Jahrelang bekämpften sich die verfeindeten Parteien vor Gericht mit echten und gefälschten Dokumenten. 2011 schickte die Maronitische Kirche Geodäten nach Lassa, um die Grundstücke rund um die Marienkapelle neu vermessen zu lassen. Eine zornige Menge von Muslimen stellte sich ihnen entgegen und zwang sie, ihre Arbeit zu stoppen. Ein Fernsehteam, das dort filmen wollte, wurde ebenfalls daran gehindert. Die Reporter hätten keine Erlaubnis des Bürgermeisters, wurde ihnen gesagt, und sie seien nur gekommen, um neues Öl ins Feuer zu gießen. Die Fäuste flogen, eine Kamera ging zu Bruch, Muslime rissen das Filmmaterial heraus. In der folgenden Woche saßen Vertreter der zwei Lager in Bkerke, dem Sitz des maronitischen Patriarchen, an einem Tisch. Sie handelten ein Abkommen aus, wonach die Landvermesser nach Ablauf von zwei Monaten ihre Arbeit wieder aufnehmen sollten. Sie gelobten, die Medien nicht weiter mit provokanten Statements zu füttern, und baten die Armee um eine Dauerpräsenz, um den Ausbruch neuer Auseinandersetzungen zu verhindern.

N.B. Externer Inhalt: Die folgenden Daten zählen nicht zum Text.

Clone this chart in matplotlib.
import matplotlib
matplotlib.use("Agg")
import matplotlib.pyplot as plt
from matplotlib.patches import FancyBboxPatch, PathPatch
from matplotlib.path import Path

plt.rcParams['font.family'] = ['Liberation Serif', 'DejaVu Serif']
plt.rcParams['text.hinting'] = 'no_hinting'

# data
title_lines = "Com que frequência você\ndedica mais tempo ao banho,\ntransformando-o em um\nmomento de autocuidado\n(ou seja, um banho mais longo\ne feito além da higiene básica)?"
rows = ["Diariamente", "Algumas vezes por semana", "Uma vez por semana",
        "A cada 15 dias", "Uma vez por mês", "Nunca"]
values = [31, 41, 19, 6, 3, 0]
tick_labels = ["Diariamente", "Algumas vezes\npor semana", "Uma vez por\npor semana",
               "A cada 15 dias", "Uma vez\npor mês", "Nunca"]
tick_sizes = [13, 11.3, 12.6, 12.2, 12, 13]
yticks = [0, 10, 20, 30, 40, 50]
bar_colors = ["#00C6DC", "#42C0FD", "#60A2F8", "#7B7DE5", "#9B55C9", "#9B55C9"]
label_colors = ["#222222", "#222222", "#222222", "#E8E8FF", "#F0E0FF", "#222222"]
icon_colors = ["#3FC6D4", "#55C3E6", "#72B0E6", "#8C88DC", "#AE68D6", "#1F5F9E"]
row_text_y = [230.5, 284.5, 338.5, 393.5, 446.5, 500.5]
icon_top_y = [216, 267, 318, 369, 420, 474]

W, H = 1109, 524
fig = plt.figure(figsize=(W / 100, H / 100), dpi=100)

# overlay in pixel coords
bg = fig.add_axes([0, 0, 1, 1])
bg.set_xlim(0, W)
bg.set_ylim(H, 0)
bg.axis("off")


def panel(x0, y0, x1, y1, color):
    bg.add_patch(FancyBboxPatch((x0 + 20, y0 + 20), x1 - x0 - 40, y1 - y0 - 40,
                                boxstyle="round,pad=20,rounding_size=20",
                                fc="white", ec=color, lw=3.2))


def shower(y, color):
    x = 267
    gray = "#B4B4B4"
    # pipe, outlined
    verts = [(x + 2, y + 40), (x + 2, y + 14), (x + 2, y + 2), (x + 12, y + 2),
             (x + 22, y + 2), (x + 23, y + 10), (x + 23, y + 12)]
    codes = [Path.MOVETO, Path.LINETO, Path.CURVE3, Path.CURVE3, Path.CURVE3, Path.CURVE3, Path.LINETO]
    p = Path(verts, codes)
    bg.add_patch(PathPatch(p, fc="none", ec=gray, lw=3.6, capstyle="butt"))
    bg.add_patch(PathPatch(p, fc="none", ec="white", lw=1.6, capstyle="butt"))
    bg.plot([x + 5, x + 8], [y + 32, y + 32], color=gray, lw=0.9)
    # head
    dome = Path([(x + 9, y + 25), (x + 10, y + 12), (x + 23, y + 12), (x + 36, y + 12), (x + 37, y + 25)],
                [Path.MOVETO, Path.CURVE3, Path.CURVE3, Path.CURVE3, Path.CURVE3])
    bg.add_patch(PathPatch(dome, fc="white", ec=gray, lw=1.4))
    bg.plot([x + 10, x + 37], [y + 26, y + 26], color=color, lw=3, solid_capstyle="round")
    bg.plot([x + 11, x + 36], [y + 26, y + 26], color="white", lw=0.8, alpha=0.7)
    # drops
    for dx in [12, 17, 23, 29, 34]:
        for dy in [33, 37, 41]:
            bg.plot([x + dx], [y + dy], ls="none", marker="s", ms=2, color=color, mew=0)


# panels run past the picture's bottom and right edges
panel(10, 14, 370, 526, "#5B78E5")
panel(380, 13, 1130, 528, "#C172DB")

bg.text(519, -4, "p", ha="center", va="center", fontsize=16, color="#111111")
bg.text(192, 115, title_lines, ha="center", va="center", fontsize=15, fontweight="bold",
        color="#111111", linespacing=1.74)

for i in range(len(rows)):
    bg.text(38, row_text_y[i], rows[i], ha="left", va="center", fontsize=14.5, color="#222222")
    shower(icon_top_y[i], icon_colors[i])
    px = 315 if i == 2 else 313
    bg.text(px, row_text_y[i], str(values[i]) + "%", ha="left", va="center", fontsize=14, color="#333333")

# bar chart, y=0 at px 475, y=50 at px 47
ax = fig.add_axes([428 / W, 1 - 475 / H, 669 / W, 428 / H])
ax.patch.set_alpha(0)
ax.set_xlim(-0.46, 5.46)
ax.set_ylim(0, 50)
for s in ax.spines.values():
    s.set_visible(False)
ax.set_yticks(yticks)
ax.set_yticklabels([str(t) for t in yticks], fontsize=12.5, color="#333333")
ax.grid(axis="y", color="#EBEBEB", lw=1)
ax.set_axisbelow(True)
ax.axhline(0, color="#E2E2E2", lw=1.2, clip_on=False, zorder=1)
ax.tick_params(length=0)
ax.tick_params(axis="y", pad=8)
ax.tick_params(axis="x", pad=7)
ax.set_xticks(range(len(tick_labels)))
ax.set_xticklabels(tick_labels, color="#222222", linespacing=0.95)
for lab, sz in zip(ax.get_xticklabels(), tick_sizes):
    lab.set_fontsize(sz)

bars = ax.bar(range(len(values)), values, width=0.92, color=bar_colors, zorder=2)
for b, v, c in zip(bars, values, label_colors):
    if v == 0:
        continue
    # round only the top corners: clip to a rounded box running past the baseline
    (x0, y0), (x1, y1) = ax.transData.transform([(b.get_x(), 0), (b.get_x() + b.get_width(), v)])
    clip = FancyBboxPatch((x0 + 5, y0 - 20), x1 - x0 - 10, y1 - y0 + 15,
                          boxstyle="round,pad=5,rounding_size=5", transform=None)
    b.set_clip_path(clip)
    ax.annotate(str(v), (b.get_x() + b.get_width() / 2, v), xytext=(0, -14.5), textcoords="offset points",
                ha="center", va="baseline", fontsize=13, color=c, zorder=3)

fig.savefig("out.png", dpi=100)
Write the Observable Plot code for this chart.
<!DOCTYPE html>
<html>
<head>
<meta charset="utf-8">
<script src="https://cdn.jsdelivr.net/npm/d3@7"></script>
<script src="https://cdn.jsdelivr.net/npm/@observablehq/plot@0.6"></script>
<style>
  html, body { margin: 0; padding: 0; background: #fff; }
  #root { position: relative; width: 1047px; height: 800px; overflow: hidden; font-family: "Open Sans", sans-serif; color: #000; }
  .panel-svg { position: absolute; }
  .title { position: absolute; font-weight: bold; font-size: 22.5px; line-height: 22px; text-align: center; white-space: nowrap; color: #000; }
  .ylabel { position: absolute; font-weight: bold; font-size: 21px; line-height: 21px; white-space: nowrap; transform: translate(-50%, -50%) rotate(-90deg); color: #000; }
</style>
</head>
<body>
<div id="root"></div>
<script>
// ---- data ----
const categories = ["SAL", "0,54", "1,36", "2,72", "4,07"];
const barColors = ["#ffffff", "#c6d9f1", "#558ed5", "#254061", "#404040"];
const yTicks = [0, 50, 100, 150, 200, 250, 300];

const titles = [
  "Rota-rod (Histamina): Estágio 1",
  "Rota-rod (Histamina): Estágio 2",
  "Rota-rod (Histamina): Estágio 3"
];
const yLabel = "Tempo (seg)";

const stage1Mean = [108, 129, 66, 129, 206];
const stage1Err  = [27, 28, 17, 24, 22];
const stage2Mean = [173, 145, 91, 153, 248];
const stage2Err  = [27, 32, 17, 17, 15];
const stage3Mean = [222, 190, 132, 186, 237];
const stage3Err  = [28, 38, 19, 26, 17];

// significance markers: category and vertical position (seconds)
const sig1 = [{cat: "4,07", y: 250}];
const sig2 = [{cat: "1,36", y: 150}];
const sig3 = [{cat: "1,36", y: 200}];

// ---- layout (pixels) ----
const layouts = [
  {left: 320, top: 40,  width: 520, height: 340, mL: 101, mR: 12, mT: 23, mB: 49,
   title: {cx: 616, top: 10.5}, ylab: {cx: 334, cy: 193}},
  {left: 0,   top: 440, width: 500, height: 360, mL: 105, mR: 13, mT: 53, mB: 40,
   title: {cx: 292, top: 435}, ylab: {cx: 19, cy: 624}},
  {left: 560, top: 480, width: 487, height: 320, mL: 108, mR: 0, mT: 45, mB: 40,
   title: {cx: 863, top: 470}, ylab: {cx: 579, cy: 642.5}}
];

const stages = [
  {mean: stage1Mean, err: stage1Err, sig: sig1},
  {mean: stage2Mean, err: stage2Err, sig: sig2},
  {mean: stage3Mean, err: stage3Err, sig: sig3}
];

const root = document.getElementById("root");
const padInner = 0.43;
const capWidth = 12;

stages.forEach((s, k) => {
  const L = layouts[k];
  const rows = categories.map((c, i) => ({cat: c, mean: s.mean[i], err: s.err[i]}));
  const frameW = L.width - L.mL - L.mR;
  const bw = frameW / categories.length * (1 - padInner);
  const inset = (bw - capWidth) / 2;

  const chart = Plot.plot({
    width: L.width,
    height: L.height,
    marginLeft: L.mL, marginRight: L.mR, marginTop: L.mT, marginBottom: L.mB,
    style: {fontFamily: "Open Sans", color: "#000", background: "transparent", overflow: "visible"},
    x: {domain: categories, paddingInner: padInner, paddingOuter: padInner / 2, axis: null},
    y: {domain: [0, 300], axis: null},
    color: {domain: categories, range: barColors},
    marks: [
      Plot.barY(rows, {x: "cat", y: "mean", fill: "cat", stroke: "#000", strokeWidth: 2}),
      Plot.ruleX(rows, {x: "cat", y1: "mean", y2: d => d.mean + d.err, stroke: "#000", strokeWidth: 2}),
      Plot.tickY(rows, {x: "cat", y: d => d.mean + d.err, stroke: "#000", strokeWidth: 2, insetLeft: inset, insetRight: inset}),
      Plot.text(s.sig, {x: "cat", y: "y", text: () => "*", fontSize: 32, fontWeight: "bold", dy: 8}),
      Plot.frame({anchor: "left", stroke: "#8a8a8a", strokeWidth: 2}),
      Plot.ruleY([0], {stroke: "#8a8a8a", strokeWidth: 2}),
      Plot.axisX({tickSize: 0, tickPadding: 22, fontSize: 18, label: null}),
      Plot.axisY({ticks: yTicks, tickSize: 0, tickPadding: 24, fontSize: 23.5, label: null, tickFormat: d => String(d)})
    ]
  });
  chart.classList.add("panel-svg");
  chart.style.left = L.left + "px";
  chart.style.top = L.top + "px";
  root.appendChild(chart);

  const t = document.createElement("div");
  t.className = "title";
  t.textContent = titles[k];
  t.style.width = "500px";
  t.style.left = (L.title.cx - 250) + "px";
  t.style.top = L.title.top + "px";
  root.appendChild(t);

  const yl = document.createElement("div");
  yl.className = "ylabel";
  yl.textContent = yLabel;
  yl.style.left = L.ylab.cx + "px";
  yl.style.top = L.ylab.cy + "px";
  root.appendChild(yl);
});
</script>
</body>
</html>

Aber einen Monat später war es schon wieder vorbei mit der Ruhe. Ein Trupp von Polizisten kam nach Lassa, um auf gerichtliche Anordnung hin ein illegal errichtetes Haus einzureißen. Eine wütende Menge von Muslimen empfing sie mit Schüssen in die Luft, und aus Rache wurde die Kirche umzingelt, um die dort laufenden Renovierungsarbeiten zu unterbinden. Diakon Tony Halim wurde so schwer verprügelt, dass er ins Krankenhaus eingeliefert werden musste.
2012 ging es in eine weitere Runde. Auf umstrittenen Grundstücken wuchsen wieder neue Häuser in die Höhe. Issam Miqdad, Lassas Bürgermeister, päsentierte dem Innenminister eine Landkarte, wonach dieses Land seit jeher einer schiitischen Stiftung gehört habe.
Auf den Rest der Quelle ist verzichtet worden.